Many utilities still tend to view microgrids as a threat but there are signs that this is changing and will continue to do so. In the US New York’s Reforming the Energy Vision will be indicative in how far regulators might allow utilities to go in developing microgrids on a commercial basis. [Reforming New York's Energy Vision and Are Microgrids The Route To The Utility Of The Future?]
The formal launch during 2014 of the coming decade as the ‘Decade of Sustainable Energy for All’ will spur remote microgrid development in the year ahead. [2014 – Launch of the UN Decade of Sustainable Energy for All]
For energy storage 2015 promises to be a pivotal year with over 1GW of new projects expected to be announced and a number of them to be completed during the year.

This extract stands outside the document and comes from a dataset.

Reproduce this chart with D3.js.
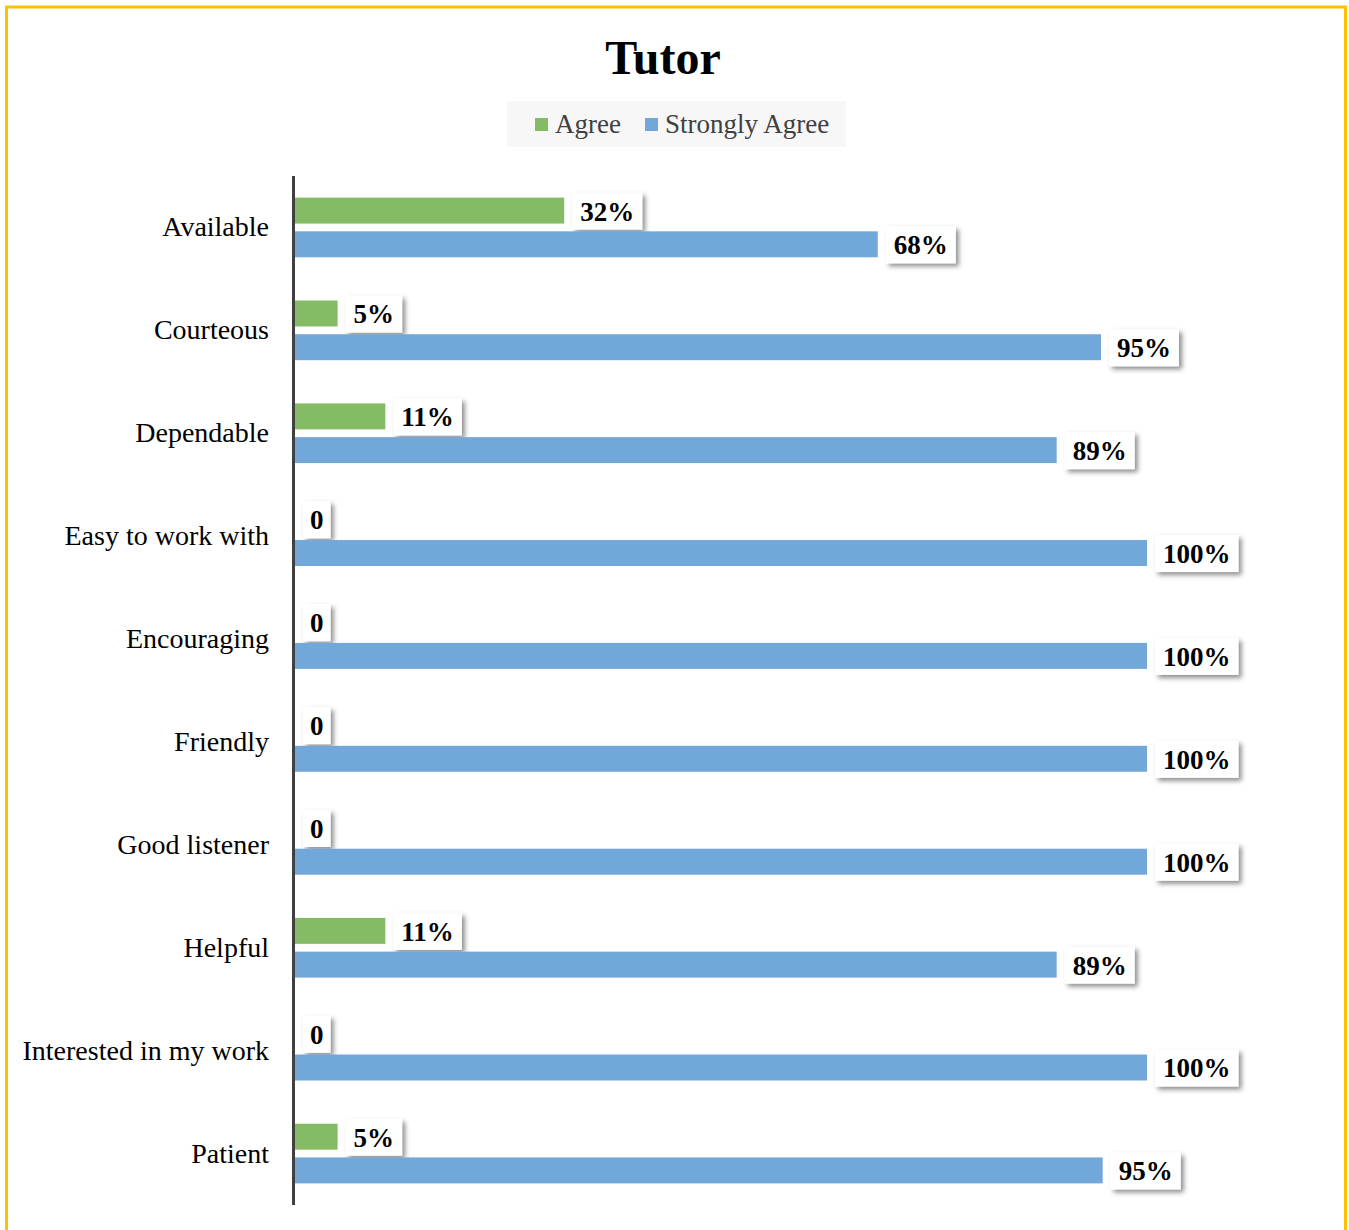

The two main drivers are the integration of renewables and the closure of ageing generation plants. [Engerati – Energy Storage Provides Value Beyond Renewables.]
Much of the focus will be on California, where the investor-owned utilities are in the midst of a mandated storage procurement, and particularly Southern California Edison which is also procuring significant additional storage resources. [SCE Leads Energy Storage With Record 261MW Purchase]
Energy use: Demand response and energy efficiency
The rollout of smart grid technologies, including smart meters and communication systems, as well as the growing demand for power (supplemented by capacity constraints) will continue to boost growth in the global smart demand response market. Innovative technological developments, for example with storage and growing numbers of electric vehicles, will also continue to open up new market opportunities for demand management. [Gridding Buildings For Storage and Demand Response Via The Cloud and Electric Vehicles.]
In 2015, it would also be in utilities’ interest, as part of their customer engagement, to focus on improving awareness of building and residential demand response and energy efficiency programmes and their benefits. Like distributed generation energy efficiency is a disruption that they will need to come to terms with.